Scenario two is a multi-country logistics provider with complex contract billing, carrier integration, and customer-specific workflows. Traditional ERP may remain viable if the organization has strong internal architecture capability and a clear governance model for customization. However, if the current landscape already includes fragmented reporting and slow response to disruptions, AI ERP may deliver better operational ROI through predictive visibility and workflow orchestration, even at a higher annual subscription level.
Scenario three is an enterprise manufacturer with inbound logistics complexity, global inventory exposure, and pressure to standardize planning across plants and distribution centers. In this case, the pricing decision should focus on whether AI ERP can reduce stockouts, expedite procurement decisions, and improve supplier risk visibility. If those gains are measurable, the premium may be economically rational. If data quality is poor and process variation is high, the organization may pay for AI capabilities it cannot operationalize.
TCO comparison: where the real cost divergence appears
The most important distinction between AI ERP and traditional ERP pricing is not year-one spend but cost behavior over time. Traditional ERP often concentrates cost in implementation, customization, and support. AI ERP often concentrates cost in recurring subscriptions, data enablement, and governance maturity. The lower-cost option depends on whether the enterprise can standardize processes and sustain clean operational data.
For logistics organizations, TCO divergence usually appears in five areas: exception management labor, reporting and analytics tooling, integration maintenance, upgrade effort, and inventory or service-level inefficiency caused by delayed decisions. If AI ERP materially reduces those burdens, its premium can be offset. If the organization lacks the operating discipline to use embedded intelligence, the premium becomes underutilized spend.
| TCO dimension | AI ERP tendency | Traditional ERP tendency |
|---|---|---|
| Year-one software spend | Higher | Lower to moderate |
| Implementation complexity | Moderate to high, especially for data readiness | Moderate to high, especially for customization and integration |
| Ongoing support effort | Lower infrastructure burden, higher governance discipline | Higher technical maintenance burden |
| Operational labor reduction potential | Higher if automation is adopted | Lower unless paired with additional tools |
| Upgrade and lifecycle cost | More predictable but vendor-controlled | Less predictable and often project-based |
Implementation governance, migration risk, and interoperability
Pricing analysis is incomplete without implementation governance. AI ERP programs can fail economically when organizations underestimate data cleansing, master data ownership, workflow redesign, and user adoption. Traditional ERP programs can fail when customization expands beyond governance boundaries and creates a long-term support burden. In both cases, weak deployment governance converts a manageable software investment into a multi-year operational drag.

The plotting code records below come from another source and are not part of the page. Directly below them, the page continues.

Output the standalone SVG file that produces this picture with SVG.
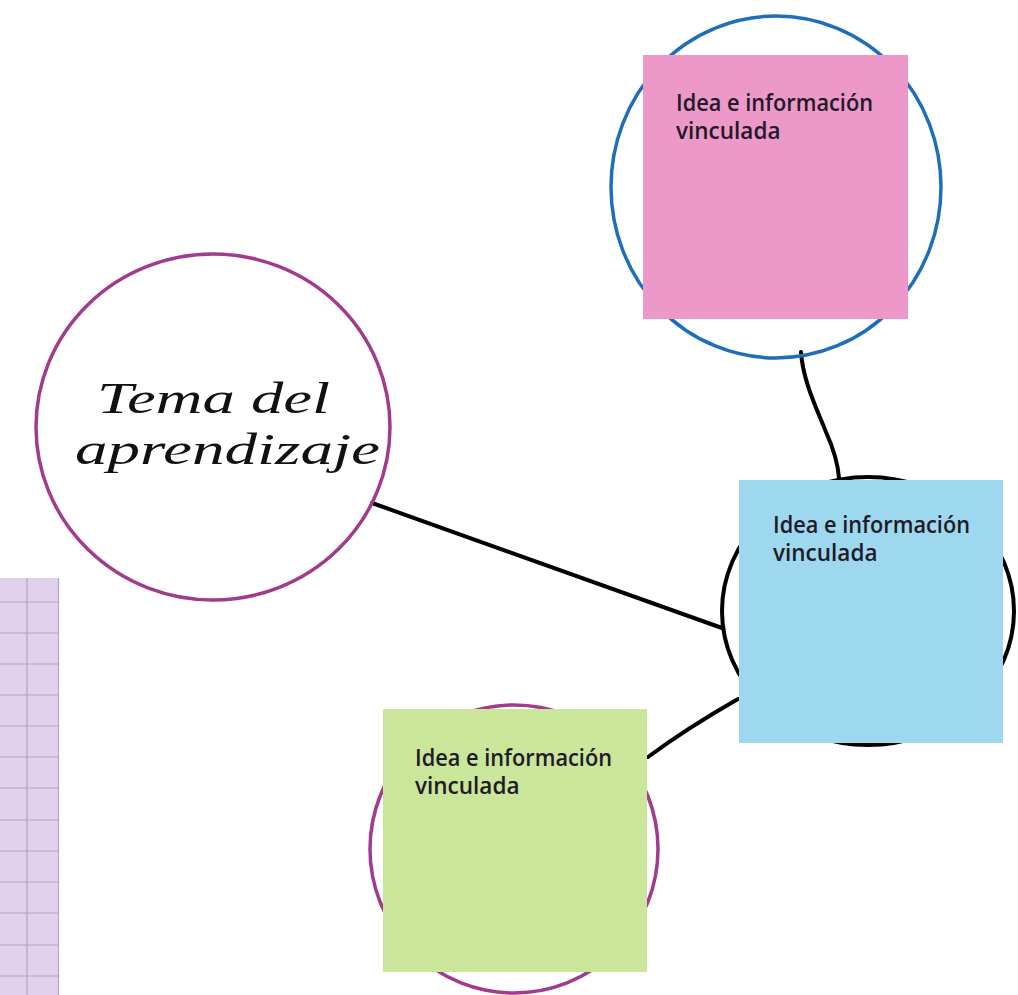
<svg xmlns="http://www.w3.org/2000/svg" width="1018" height="995" viewBox="0 0 1018 995">
<style>
.ring{fill:none}
.note{stroke:none}
.lbl{font-family:"Open Sans","Noto Sans","DejaVu Sans",sans-serif;font-size:22.5px;font-weight:600;fill:#221a26}
.hand{font-family:"Liberation Serif",serif;font-style:italic;font-size:44px;fill:#111}
.conn{fill:none;stroke:#000;stroke-width:4;stroke-linecap:round;stroke-linejoin:round}
.grid line{stroke:#b7a2c0;stroke-width:1.2}
</style>
<rect width="1018" height="995" fill="#ffffff"/>
<g id="grid" class="grid">
<rect x="0" y="578" width="59" height="417" fill="#e2d1ec"/>
<line x1="27" y1="578" x2="27" y2="995"/>
<line x1="58.5" y1="578" x2="58.5" y2="995"/>
<line x1="0" y1="602" x2="59" y2="602"/>
<line x1="0" y1="633" x2="59" y2="633"/>
<line x1="0" y1="664" x2="59" y2="664"/>
<line x1="0" y1="695" x2="59" y2="695"/>
<line x1="0" y1="726" x2="59" y2="726"/>
<line x1="0" y1="757" x2="59" y2="757"/>
<line x1="0" y1="788" x2="59" y2="788"/>
<line x1="0" y1="820" x2="59" y2="820"/>
<line x1="0" y1="851" x2="59" y2="851"/>
<line x1="0" y1="882" x2="59" y2="882"/>
<line x1="0" y1="913" x2="59" y2="913"/>
<line x1="0" y1="945" x2="59" y2="945"/>
<line x1="0" y1="976" x2="59" y2="976"/>
</g>
<g id="connectors">
<path class="conn" d="M372,503 L722,628"/>
<path class="conn" d="M801,352 C803,380 815,405 826,432 C835,452 838,465 839,478"/>
<path class="conn" d="M738,699 C710,715 675,737 648,757"/>
</g>
<g id="topic">
<ellipse class="ring" cx="213" cy="427" rx="177" ry="173" stroke="#a23a8e" stroke-width="3.5"/>
<text class="hand" x="97" y="413" textLength="233" lengthAdjust="spacingAndGlyphs">Tema del</text>
<text class="hand" x="75" y="464" textLength="305" lengthAdjust="spacingAndGlyphs">aprendizaje</text>
</g>
<g id="idea-pink">
<ellipse class="ring" cx="776" cy="187" rx="165" ry="171" stroke="#1f6eb8" stroke-width="3.5"/>
<rect class="note" x="643" y="55" width="265" height="264" fill="#ec98c8"/>
<text class="lbl" x="676" y="111" textLength="197" lengthAdjust="spacingAndGlyphs">Idea e información</text>
<text class="lbl" x="676" y="139">vinculada</text>
</g>
<g id="idea-blue">
<ellipse class="ring" cx="868" cy="611" rx="146" ry="134" stroke="#000" stroke-width="4"/>
<rect class="note" x="739" y="480" width="264" height="263" fill="#9dd8ef"/>
<text class="lbl" x="773" y="533" textLength="197" lengthAdjust="spacingAndGlyphs">Idea e información</text>
<text class="lbl" x="773" y="561">vinculada</text>
</g>
<g id="idea-green">
<ellipse class="ring" cx="514" cy="849" rx="144" ry="144" stroke="#a23a8e" stroke-width="3.5"/>
<rect class="note" x="383" y="709" width="264" height="263" fill="#c9e69a"/>
<text class="lbl" x="415" y="766" textLength="197" lengthAdjust="spacingAndGlyphs">Idea e información</text>
<text class="lbl" x="415" y="794">vinculada</text>
</g>
</svg>
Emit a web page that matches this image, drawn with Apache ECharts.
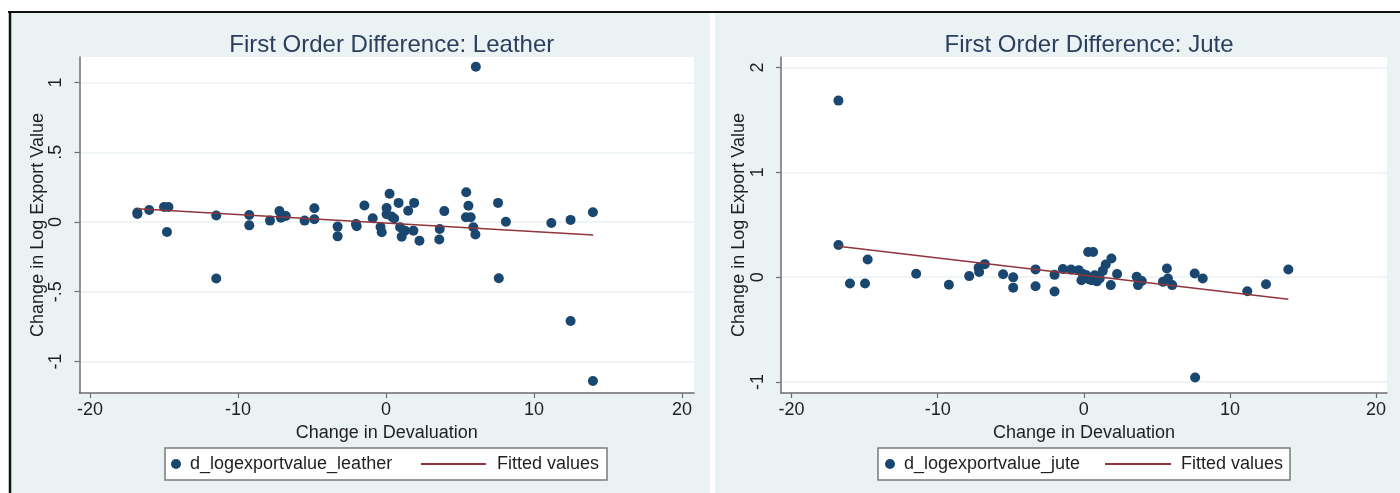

Migration complexity is especially important in logistics because ERP rarely operates alone. It must connect with transportation management systems, warehouse management systems, EDI networks, telematics, procurement platforms, customer portals, and finance applications. AI ERP may simplify future interoperability through modern APIs and event-driven integration, but migration from legacy data structures can be more demanding. Traditional ERP may preserve familiar workflows, yet prolong the cost of disconnected enterprise systems.
Operational resilience and scalability considerations
From an operational resilience perspective, AI ERP can improve responsiveness during disruptions by surfacing exceptions earlier, prioritizing actions, and supporting scenario analysis. That matters in logistics environments exposed to carrier delays, demand volatility, labor shortages, and supplier instability. However, resilience gains depend on data timeliness and governance. Poor data quality can produce false confidence and weak decision support.
Traditional ERP can still be the right fit for organizations prioritizing transactional stability, regulatory control, and gradual modernization. It may scale effectively when processes are mature and variability is limited. But where logistics networks are dynamic and decision latency is expensive, traditional ERP often requires adjacent systems to achieve the same level of visibility and responsiveness. That increases architectural complexity and can erode the apparent pricing advantage.
- Choose AI ERP when logistics performance depends on predictive visibility, exception automation, and cross-functional decision speed
- Choose traditional ERP when process stability, controlled customization, and phased modernization outweigh the need for embedded intelligence
- Avoid both models if data governance, integration ownership, and executive sponsorship are not clearly established before selection
- Model pricing over at least five years, including labor, integration maintenance, reporting tools, and upgrade costs
Executive decision framework for logistics investment analysis
For CIOs, the key question is whether the target architecture reduces long-term complexity while improving interoperability and operational visibility. For CFOs, the question is whether recurring platform spend is offset by measurable reductions in working capital, manual effort, service failures, and support cost. For COOs, the decision should center on whether the ERP model improves throughput, planning quality, and resilience across the logistics network.
A practical platform selection framework should score each option across pricing transparency, implementation risk, data readiness, process standardization fit, integration effort, scalability, vendor lock-in exposure, and expected operational ROI. AI ERP is not automatically the better investment, and traditional ERP is not automatically the safer one. The better choice is the platform whose cost structure aligns with the organization's operating model, governance maturity, and modernization horizon.
For most logistics enterprises, the strongest decision is not based on headline software price. It is based on how the ERP platform changes the economics of planning, execution, visibility, and control. That is the level at which pricing comparison becomes investment analysis rather than procurement arithmetic.